First NiPPeR baby born could help scientists crack lifelong obesity programming

This month, one New Zealand baby could help make scientific history just by being born.

Harry Fox Perwick, of Torbay, Auckland, is the first baby born in a new multinational study that will help us understand how a mother’s diet before and during pregnancy affects the life-long health of her child.

Researchers think that the food women eat, even before they are pregnant, can programme a future baby’s genes to switch on or off, influencing the risk of childhood obesity later in life.

The “NiPPeR” study is thought to be the first to track the metabolic health of women and their babies from before conception, through pregnancy and the babies’ first year of life.

“As I’m involved in research myself, I’m keenly away we can’t make progress without quality, real life data,” said new mother Rebecca Perwick, a 27-year-old research technician. “Hopefully the data gained from my pregnancy and others in the study can be used to make a real difference.”

Starting before conception, all of the women in the study are given a nutrient drink that includes the vitamin and mineral supplements already recommended during pregnancy.
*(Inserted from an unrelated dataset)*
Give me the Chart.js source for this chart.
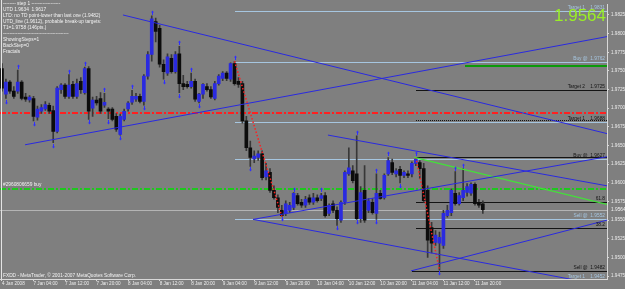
<!DOCTYPE html>
<html><head><meta charset="utf-8">
<script src="https://cdn.jsdelivr.net/npm/chart.js@4.4.1/dist/chart.umd.min.js"></script>
<style>html,body{margin:0;padding:0;background:#7f7f7f;overflow:hidden}#wrap{width:625px;height:289px;position:relative}</style>
</head><body><div id="wrap"><canvas id="c"></canvas></div>
<script>
// ---- data (hourly GBPUSD candles, index 0 = 4 Jan 20:00) ----
const tickIndex = [0,8,16,24,32,40,48,56,64,72,80,88,96,104,112,120];
const tickLabels = ['4 Jan 2008','7 Jan 04:00','7 Jan 12:00','7 Jan 20:00','8 Jan 04:00','8 Jan 12:00','8 Jan 20:00','9 Jan 04:00','9 Jan 12:00','9 Jan 20:00','10 Jan 04:00','10 Jan 12:00','10 Jan 20:00','11 Jan 04:00','11 Jan 12:00','11 Jan 20:00'];
const priceTicks = [1.9475,1.9500,1.9525,1.9550,1.9575,1.9600,1.9625,1.9650,1.9675,1.9700,1.9725,1.9750,1.9775,1.9800,1.9825];
const open = [
1.9753,1.9719,1.9735,1.9723,1.9723,1.9735,1.9715,1.9711,1.9713,1.9688,
1.9696,1.9699,1.9704,1.9697,1.9669,1.9725,1.9731,1.9716,1.9732,1.9716,
1.9736,1.9721,1.9753,1.9700,1.9711,1.9713,1.9704,1.9699,1.9699,1.9689,
1.9665,1.9685,1.9699,1.9708,1.9712,1.9716,1.9709,1.9743,1.9772,1.9816,
1.9807,1.9759,1.9747,1.9767,1.9749,1.9773,1.9733,1.9732,1.9729,1.9736,
1.9709,1.9719,1.9729,1.9725,1.9713,1.9733,1.9740,1.9747,1.9739,1.9760,
1.9736,1.9733,1.9683,1.9647,1.9632,1.9634,1.9639,1.9608,1.9614,1.9590,
1.9580,1.9563,1.9559,1.9563,1.9567,1.9583,1.9574,1.9570,1.9580,1.9574,
1.9580,1.9579,1.9583,1.9559,1.9572,1.9563,1.9550,1.9574,1.9612,1.9616,
1.9612,1.9552,1.9590,1.9563,1.9574,1.9559,1.9586,1.9580,1.9612,1.9627,
1.9612,1.9618,1.9610,1.9612,1.9612,1.9626,1.9627,1.9619,1.9590,1.9540,
1.9520,1.9519,1.9516,1.9556,1.9560,1.9586,1.9572,1.9580,1.9587,1.9586,
1.9598,1.9574,1.9572];
const high = [
1.9760,1.9739,1.9737,1.9729,1.9751,1.9737,1.9720,1.9717,1.9716,1.9703,
1.9705,1.9709,1.9707,1.9703,1.9729,1.9733,1.9733,1.9745,1.9736,1.9739,
1.9741,1.9755,1.9756,1.9715,1.9716,1.9721,1.9720,1.9701,1.9701,1.9693,
1.9692,1.9699,1.9709,1.9724,1.9720,1.9719,1.9745,1.9776,1.9824,1.9821,
1.9811,1.9765,1.9773,1.9772,1.9776,1.9783,1.9744,1.9736,1.9747,1.9739,
1.9720,1.9733,1.9733,1.9729,1.9736,1.9745,1.9749,1.9749,1.9761,1.9763,
1.9741,1.9736,1.9689,1.9656,1.9643,1.9643,1.9643,1.9626,1.9619,1.9596,
1.9584,1.9570,1.9576,1.9574,1.9587,1.9586,1.9578,1.9582,1.9584,1.9586,
1.9584,1.9586,1.9587,1.9572,1.9576,1.9568,1.9576,1.9616,1.9647,1.9623,
1.9663,1.9595,1.9623,1.9579,1.9579,1.9612,1.9590,1.9612,1.9634,1.9632,
1.9619,1.9622,1.9616,1.9616,1.9628,1.9634,1.9630,1.9626,1.9596,1.9547,
1.9536,1.9534,1.9563,1.9570,1.9592,1.9615,1.9587,1.9619,1.9599,1.9600,
1.9600,1.9578,1.9576];
const low = [
1.9723,1.9713,1.9720,1.9713,1.9720,1.9711,1.9709,1.9708,1.9683,1.9684,
1.9693,1.9697,1.9693,1.9654,1.9667,1.9720,1.9713,1.9713,1.9713,1.9713,
1.9720,1.9719,1.9685,1.9689,1.9704,1.9693,1.9701,1.9686,1.9683,1.9669,
1.9664,1.9683,1.9696,1.9705,1.9709,1.9707,1.9704,1.9739,1.9763,1.9789,
1.9755,1.9739,1.9744,1.9747,1.9747,1.9721,1.9725,1.9727,1.9727,1.9709,
1.9707,1.9713,1.9723,1.9713,1.9711,1.9731,1.9737,1.9737,1.9736,1.9731,
1.9728,1.9680,1.9643,1.9622,1.9627,1.9630,1.9604,1.9604,1.9587,1.9578,
1.9560,1.9555,1.9556,1.9560,1.9564,1.9570,1.9567,1.9567,1.9571,1.9571,
1.9574,1.9576,1.9554,1.9556,1.9560,1.9543,1.9547,1.9571,1.9610,1.9600,
1.9551,1.9547,1.9547,1.9560,1.9558,1.9551,1.9578,1.9578,1.9610,1.9611,
1.9608,1.9600,1.9607,1.9607,1.9608,1.9623,1.9606,1.9574,1.9500,1.9506,
1.9516,1.9483,1.9512,1.9554,1.9556,1.9570,1.9570,1.9576,1.9582,1.9583,
1.9570,1.9567,1.9559];
const close = [
1.9727,1.9735,1.9723,1.9716,1.9735,1.9713,1.9712,1.9715,1.9689,1.9699,
1.9701,1.9705,1.9696,1.9669,1.9727,1.9731,1.9716,1.9731,1.9716,1.9733,
1.9725,1.9753,1.9696,1.9711,1.9707,1.9696,1.9708,1.9696,1.9685,1.9672,
1.9689,1.9696,1.9707,1.9716,1.9716,1.9709,1.9743,1.9772,1.9820,1.9803,
1.9759,1.9749,1.9769,1.9749,1.9772,1.9733,1.9729,1.9729,1.9736,1.9712,
1.9719,1.9732,1.9725,1.9715,1.9733,1.9743,1.9747,1.9740,1.9760,1.9733,
1.9732,1.9683,1.9647,1.9634,1.9636,1.9639,1.9607,1.9616,1.9590,1.9580,
1.9567,1.9556,1.9572,1.9570,1.9586,1.9572,1.9570,1.9578,1.9574,1.9580,
1.9576,1.9583,1.9556,1.9570,1.9563,1.9552,1.9574,1.9614,1.9620,1.9603,
1.9552,1.9587,1.9550,1.9576,1.9560,1.9586,1.9579,1.9610,1.9630,1.9614,
1.9616,1.9610,1.9614,1.9610,1.9626,1.9632,1.9619,1.9576,1.9523,1.9519,
1.9530,1.9527,1.9559,1.9563,1.9590,1.9572,1.9583,1.9590,1.9595,1.9598,
1.9572,1.9570,1.9564];
const fractalUp = [4,17,21,26,33,38,45,48,59,74,81,90,95,98,105,115,117];
const fractalDown = [1,8,13,22,27,30,36,41,45,50,63,71,85,90,95,101,111];
const lastPrice = 1.9564;
const lastSlot = 153.5;

const BLUE='#2a2ae0', LB='#a6c6e0', BLK='#141414', RED='#ff2020';
// trend lines: [fromIndex, fromPrice, toIndex, toPrice]
const trendLines = [
  {p:[30.7,1.9825,lastSlot,1.9666], c:BLUE},
  {p:[5.85,1.9651,lastSlot,1.9796], c:BLUE},
  {p:[82.7,1.9664,lastSlot,1.9596], c:BLUE},
  {p:[63.7,1.9551,147.1,1.9468], c:BLUE},
  {p:[63.7,1.9551,lastSlot,1.9635], c:BLUE},
  {p:[103.8,1.9482,lastSlot,1.9550], c:BLUE},
  {p:[104.6,1.9634,lastSlot,1.9571], c:'#44e03a', w:1.3},
  {p:[59,1.9763,71,1.9555], c:RED, d:[1.5,2], w:1.5},
  {p:[105,1.9634,111,1.9483], c:RED, d:[1.5,2], w:1.5}
];
// horizontal levels: price, start index, colour, width, dash, label, label colour
const levels = [
  {y:1.9831, s:59, c:LB, t:'Target 1    1.9831', tc:LB},
  {y:1.9762, s:59, c:LB, t:'Buy @  1.9762', tc:LB},
  {y:1.9756, s:117.6, c:'#0a9a0a', w:2},
  {y:1.9725, s:105, c:BLK, t:'Target 2    1.9725', tc:BLK},
  {y:1.9693, s:-0.5, c:RED, d:[6,2,2,2], w:2},
  {y:1.9684, s:105, c:BLK, d:[1,1]},
  {y:1.9682, s:59, c:LB, t:'Target 1    1.9688', tc:BLK},
  {y:1.9634, s:105, c:BLK},
  {y:1.9632, s:59, c:LB, t:'Buy @  1.9627', tc:BLK},
  {y:1.9592, s:-0.5, c:'#1ec81e', d:[6,2,2,2], w:2},
  {y:1.9574, s:105, c:BLK, t:'61.8', tc:BLK},
  {y:lastPrice, s:-0.5, c:'#b4b4b4'},
  {y:1.9551, s:59, c:LB, t:'Sell @  1.9552', tc:LB},
  {y:1.9540, s:105, c:BLK, t:'38.2', tc:BLK},
  {y:1.9482, s:104, c:BLK, t:'Sell @  1.9482', tc:BLK}
];
const infoLines = ['-------- step 1 ------------------','UTD 1.9634  1.9617','LTD: no TD point-lower than last one (1.9482)','UTD_line (1.9612), probable break-up targets:','T1=1.9758 (146pts.)','-----------------------------------------','ShowingSteps=1','BackStep=0','Fractals'];

// ---- datasets ----
const idx = open.map((_, i) => i);
const datasets = [];
datasets.push({type:'bar', order:3, data: idx.map(i => ({x:i, y:[low[i], high[i]]})),
  backgroundColor:'#383838', barThickness:1, borderWidth:0, grouped:false});
datasets.push({type:'bar', order:2, data: idx.map(i => ({x:i, y:[open[i], close[i]]})),
  backgroundColor: idx.map(i => close[i] >= open[i] ? BLUE : '#0c0c0c'),
  barThickness:3, minBarLength:1, borderWidth:0, grouped:false});
trendLines.forEach(t => datasets.push({type:'line', order:0, data:[{x:t.p[0],y:t.p[1]},{x:t.p[2],y:t.p[3]}],
  borderColor:t.c, borderWidth:t.w||1, borderDash:t.d||[], pointRadius:0, fill:false}));

const FONT = '"Liberation Sans", Arial, sans-serif';
const levelPlugin = {
  id:'levels',
  beforeDatasetsDraw(chart){
    const ctx = chart.ctx, xs = chart.scales.x, ys = chart.scales.y, ca = chart.chartArea;
    ctx.save();
    ctx.beginPath(); ctx.rect(ca.left, ca.top, ca.right - ca.left, ca.bottom - ca.top); ctx.clip();
    levels.forEach(l => {
      const w = l.w || 1;
      const y = Math.round(ys.getPixelForValue(l.y)) + (w % 2 ? 0.5 : 0);
      ctx.strokeStyle = l.c; ctx.lineWidth = w; ctx.setLineDash(l.d || []);
      ctx.beginPath(); ctx.moveTo(Math.round(xs.getPixelForValue(l.s)), y); ctx.lineTo(ca.right, y); ctx.stroke();
    });
    ctx.restore();
  }
};
const overlay = {
  id:'overlay',
  afterDatasetsDraw(chart){
    const ctx = chart.ctx, xs = chart.scales.x, ys = chart.scales.y, ca = chart.chartArea;
    ctx.save();
    // fractal arrows
    ctx.strokeStyle = '#3030ff'; ctx.fillStyle = '#3030ff'; ctx.lineWidth = 1;
    fractalUp.forEach(i => {
      const x = Math.round(xs.getPixelForValue(i)) + 0.5, y = Math.round(ys.getPixelForValue(high[i]) - 4);
      ctx.beginPath(); ctx.moveTo(x, y); ctx.lineTo(x, y + 3); ctx.stroke();
      ctx.beginPath(); ctx.moveTo(x - 1.5, y + 0.5); ctx.lineTo(x, y - 1.5); ctx.lineTo(x + 1.5, y + 0.5); ctx.closePath(); ctx.fill();
    });
    fractalDown.forEach(i => {
      const x = Math.round(xs.getPixelForValue(i)) + 0.5, y = Math.round(ys.getPixelForValue(low[i]) + 4);
      ctx.beginPath(); ctx.moveTo(x, y - 3); ctx.lineTo(x, y); ctx.stroke();
      ctx.beginPath(); ctx.moveTo(x - 1.5, y - 0.5); ctx.lineTo(x, y + 1.5); ctx.lineTo(x + 1.5, y - 0.5); ctx.closePath(); ctx.fill();
    });
    // level labels
    ctx.font = '4.8px ' + FONT; ctx.textAlign = 'right'; ctx.textBaseline = 'bottom';
    levels.forEach(l => { if (l.t) { ctx.fillStyle = l.tc; ctx.fillText(l.t, ca.right - 2, Math.round(ys.getPixelForValue(l.y)) - 0.5); } });
    ctx.fillStyle = LB; ctx.fillText('Target 1    1.9452', ca.right - 2, ys.getPixelForValue(1.9471));
    // left texts
    ctx.textAlign = 'left'; ctx.textBaseline = 'middle'; ctx.fillStyle = '#f2f2f2';
    infoLines.forEach((t, k) => ctx.fillText(t, 3, 3.5 + k * 6.05));
    ctx.textBaseline = 'bottom';
    ctx.fillText('#2960806659 buy', 3, ys.getPixelForValue(1.9592) - 1.5);
    ctx.textBaseline = 'middle';
    ctx.fillText('FXDD - MetaTrader, \u00a9 2001-2007 MetaQuotes Software Corp.', 3, 276);
    // current price on axis
    ctx.fillText(lastPrice.toFixed(4), ca.right + 4, ys.getPixelForValue(lastPrice));
    // big price
    ctx.fillStyle = '#9aef26'; ctx.textAlign = 'right'; ctx.textBaseline = 'alphabetic';
    ctx.font = '17px ' + FONT; ctx.fillText(lastPrice.toFixed(4), ca.right - 1, 21);
    // left border
    ctx.strokeStyle = '#e4e4e4'; ctx.beginPath(); ctx.moveTo(1.5, 0); ctx.lineTo(1.5, ca.bottom); ctx.stroke();
    ctx.restore();
  }
};

new Chart(document.getElementById('c'), {
  type:'bar',
  data:{datasets},
  options:{
    responsive:true, maintainAspectRatio:false, animation:false, devicePixelRatio:1, events:[],
    layout:{padding:{top:3, left:0, right:0, bottom:0}},
    plugins:{legend:{display:false}, tooltip:{enabled:false}},
    scales:{
      x:{type:'linear', offset:false, min:-0.5, max:lastSlot,
        afterBuildTicks:s => { s.ticks = tickIndex.map(v => ({value:v})); },
        afterFit:s => { s.height = 10; },
        grid:{offset:false, drawOnChartArea:false, drawTicks:true, tickLength:2, color:'#d8d8d8'},
        border:{display:true, color:'#d8d8d8'},
        ticks:{autoSkip:false, maxRotation:0, align:'start', padding:0, color:'#ececec',
          font:{size:4.6, family:FONT}, callback:v => tickLabels[tickIndex.indexOf(v)]}},
      y:{type:'linear', position:'right', min:1.94711, max:1.98387,
        afterBuildTicks:s => { s.ticks = priceTicks.map(v => ({value:v})); },
        afterFit:s => { s.width = 18; },
        grid:{drawOnChartArea:false, drawTicks:true, tickLength:2, color:'#d8d8d8'},
        border:{display:true, color:'#d8d8d8'},
        ticks:{autoSkip:false, padding:2, color:'#ececec', font:{size:4.6, family:FONT},
          callback:v => v.toFixed(4)}}
    }
  },
  plugins:[levelPlugin, overlay]
});
</script></body></html>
Half the women also get extra supplements. Neither participants nor researchers know which nutrient drink the women are taking. (This safeguards against the placebo effect and expectations influencing the results.)

“We think that these extra supplements might switch genes on and off in a way that helps maintain healthy mother’s blood sugar levels during pregnancy,” said chief investigator Professor Keith Godfrey, from the University of Southampton. “This may protect babies against obesity in later childhood.”
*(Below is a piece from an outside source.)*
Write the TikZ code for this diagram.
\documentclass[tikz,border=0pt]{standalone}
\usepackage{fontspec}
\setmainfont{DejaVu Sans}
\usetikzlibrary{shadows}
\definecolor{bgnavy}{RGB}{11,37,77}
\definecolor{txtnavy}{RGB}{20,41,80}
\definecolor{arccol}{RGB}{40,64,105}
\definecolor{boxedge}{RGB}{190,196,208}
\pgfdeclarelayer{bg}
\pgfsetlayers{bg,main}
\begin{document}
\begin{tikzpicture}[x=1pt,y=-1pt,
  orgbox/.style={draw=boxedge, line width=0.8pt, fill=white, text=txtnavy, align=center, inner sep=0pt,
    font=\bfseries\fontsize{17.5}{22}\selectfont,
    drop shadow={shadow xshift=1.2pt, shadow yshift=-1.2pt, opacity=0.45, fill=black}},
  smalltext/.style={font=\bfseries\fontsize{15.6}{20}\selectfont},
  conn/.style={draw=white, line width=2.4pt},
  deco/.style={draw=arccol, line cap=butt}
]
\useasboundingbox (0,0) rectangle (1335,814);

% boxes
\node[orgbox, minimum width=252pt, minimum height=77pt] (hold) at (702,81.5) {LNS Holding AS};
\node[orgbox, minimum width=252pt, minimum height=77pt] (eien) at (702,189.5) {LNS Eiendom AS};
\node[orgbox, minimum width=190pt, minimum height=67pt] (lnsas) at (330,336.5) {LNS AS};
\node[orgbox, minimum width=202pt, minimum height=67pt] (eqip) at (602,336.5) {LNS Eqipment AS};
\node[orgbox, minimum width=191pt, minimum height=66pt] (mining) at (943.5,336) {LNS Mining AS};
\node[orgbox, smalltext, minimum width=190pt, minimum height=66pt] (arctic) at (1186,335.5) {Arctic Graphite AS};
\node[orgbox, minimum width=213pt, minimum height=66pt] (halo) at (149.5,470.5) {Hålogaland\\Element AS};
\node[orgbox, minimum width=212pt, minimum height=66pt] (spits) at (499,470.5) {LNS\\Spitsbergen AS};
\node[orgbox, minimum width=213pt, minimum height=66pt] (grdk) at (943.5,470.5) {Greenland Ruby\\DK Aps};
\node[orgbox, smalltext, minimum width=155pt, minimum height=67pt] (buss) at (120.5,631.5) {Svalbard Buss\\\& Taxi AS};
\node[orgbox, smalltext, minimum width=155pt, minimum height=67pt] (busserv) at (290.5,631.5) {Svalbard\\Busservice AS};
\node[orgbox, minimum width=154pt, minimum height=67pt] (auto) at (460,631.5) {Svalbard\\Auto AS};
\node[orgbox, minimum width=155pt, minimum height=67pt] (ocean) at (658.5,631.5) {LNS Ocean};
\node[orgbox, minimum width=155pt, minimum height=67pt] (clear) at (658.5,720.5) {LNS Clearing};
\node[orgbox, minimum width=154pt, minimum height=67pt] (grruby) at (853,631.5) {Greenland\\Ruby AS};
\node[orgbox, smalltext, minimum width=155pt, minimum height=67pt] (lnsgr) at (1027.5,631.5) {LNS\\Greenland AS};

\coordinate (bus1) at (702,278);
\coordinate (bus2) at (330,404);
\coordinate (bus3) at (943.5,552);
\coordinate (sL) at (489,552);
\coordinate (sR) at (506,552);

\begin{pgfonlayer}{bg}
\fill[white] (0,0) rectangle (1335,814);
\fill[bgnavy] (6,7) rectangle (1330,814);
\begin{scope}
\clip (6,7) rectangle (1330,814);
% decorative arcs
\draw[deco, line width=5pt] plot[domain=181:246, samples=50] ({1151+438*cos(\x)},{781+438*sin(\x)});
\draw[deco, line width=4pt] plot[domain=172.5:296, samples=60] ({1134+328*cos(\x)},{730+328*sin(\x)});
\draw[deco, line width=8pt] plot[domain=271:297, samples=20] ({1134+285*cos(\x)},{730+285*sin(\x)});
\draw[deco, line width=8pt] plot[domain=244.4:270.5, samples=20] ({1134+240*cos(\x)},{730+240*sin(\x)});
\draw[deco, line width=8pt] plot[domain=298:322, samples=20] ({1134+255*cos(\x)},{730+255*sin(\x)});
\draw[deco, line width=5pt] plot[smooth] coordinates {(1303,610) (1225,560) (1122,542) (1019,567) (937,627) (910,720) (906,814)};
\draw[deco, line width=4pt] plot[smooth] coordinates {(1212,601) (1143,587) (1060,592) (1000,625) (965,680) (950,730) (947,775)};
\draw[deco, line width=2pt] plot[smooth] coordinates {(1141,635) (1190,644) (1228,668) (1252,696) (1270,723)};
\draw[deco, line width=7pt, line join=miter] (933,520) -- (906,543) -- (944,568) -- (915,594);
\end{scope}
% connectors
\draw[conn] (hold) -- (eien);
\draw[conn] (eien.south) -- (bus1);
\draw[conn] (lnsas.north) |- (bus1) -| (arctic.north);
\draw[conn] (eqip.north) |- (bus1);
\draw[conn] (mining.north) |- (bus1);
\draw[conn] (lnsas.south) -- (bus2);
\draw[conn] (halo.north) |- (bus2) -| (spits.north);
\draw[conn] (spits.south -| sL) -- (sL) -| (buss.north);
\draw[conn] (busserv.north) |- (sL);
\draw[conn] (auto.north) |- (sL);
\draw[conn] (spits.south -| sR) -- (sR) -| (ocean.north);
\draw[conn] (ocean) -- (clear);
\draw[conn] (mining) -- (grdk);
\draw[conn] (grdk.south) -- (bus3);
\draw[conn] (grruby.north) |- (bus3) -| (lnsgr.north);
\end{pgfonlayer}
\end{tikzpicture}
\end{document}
Researchers are about halfway through recruiting a total of 1800 women across three centres: Auckland, Southampton in the United Kingdom, and Singapore.

“We are delighted that the first baby in the NiPPeR trial has been born and that both mother and baby are doing well,” said Professor Wayne Cutfield, lead researcher at the Liggins Institute, which is running the trial in Auckland.

“The results of this study will allow health professionals to give mothers-to-be the best advice about what to eat before conception in order to give their children the best start in life,” Professor Cutfield said.

“And they will give researchers a valuable window into the long-term effects of women’s diet and nutrient status on their future children’s health and risk of obesity.”

The study will also generate a rich “biobank” of blood, urine, hair and other biological samples. Scientists will be able to draw on this biobank to answer many other questions to do with giving babies the best start to life.

The trial’s full title is: Nutritional Intervention Preconception and during Pregnancy to maintain healthy glucosE levels and offspRing health (NiPPeR).